Tap Aggregator Header
For a gateway to update its tap-aggregator, it must send a signed receipt by one of its signers on the tap contracts. The query handler already demands a receipt
Database modification
- New table responsible for storing tap-aggregator endpoints.
- Upgrade the
deny_list
table to asender_state
table.
New error responses
- We should notify the sender that it should send the header updating the tap-aggregator in the next request.
- It would be nice to have information if the sender is denied or blocked and what is the reason
- Low escrow funds
- Too much pending fees (Tap-Aggregator not working)
- Verification failed
Alternative considerations
Register route
Instead of sending the aggregator through a header, a specific /register
route could be used so we could save traffic on query handler by not sending through a header and just receiving a direct request.
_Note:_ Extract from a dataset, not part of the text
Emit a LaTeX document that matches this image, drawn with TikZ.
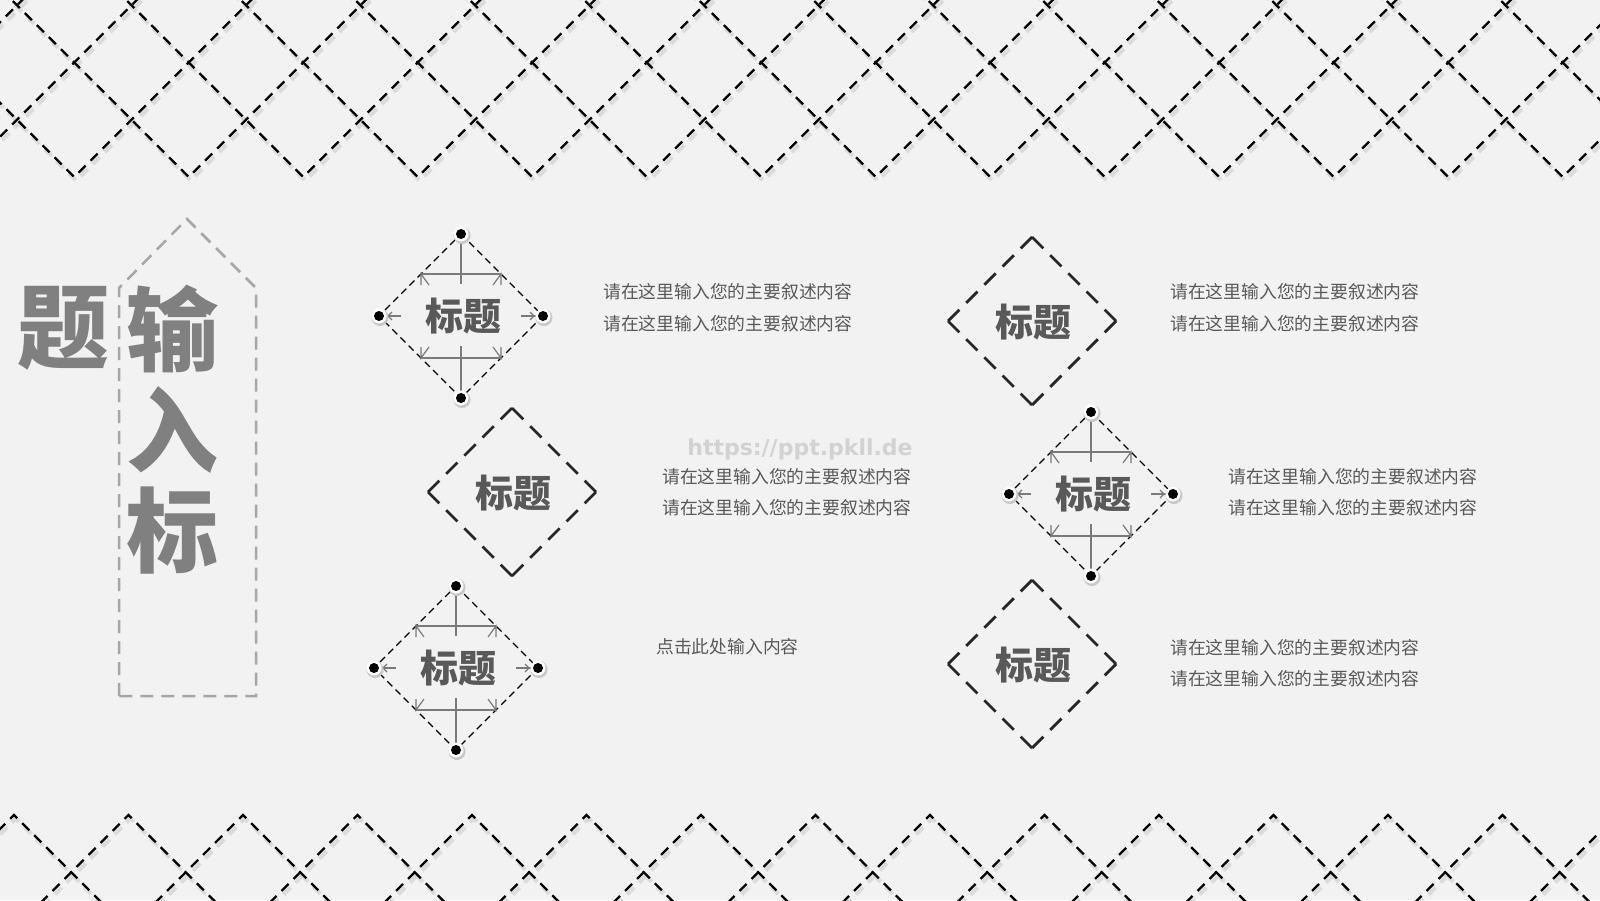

This new request would need to receive a receipt that should be aggregated and verified, updating it to the verifying state.
Tap Registry
We also have #94 as another possible solution but it requires a new contract and a new subgraph which is not worth it at the current time. Also, we'd need the same verification protocol to guarantee stability.
Synchronous communication between indexer-service and tap-agent
We used async communication by sharing the same database between those two components, if in any case it seems necessary synchronous communication, we should consider using #84. This should have a deep discussion because this means that indexer-service now would need to know tap-agent address.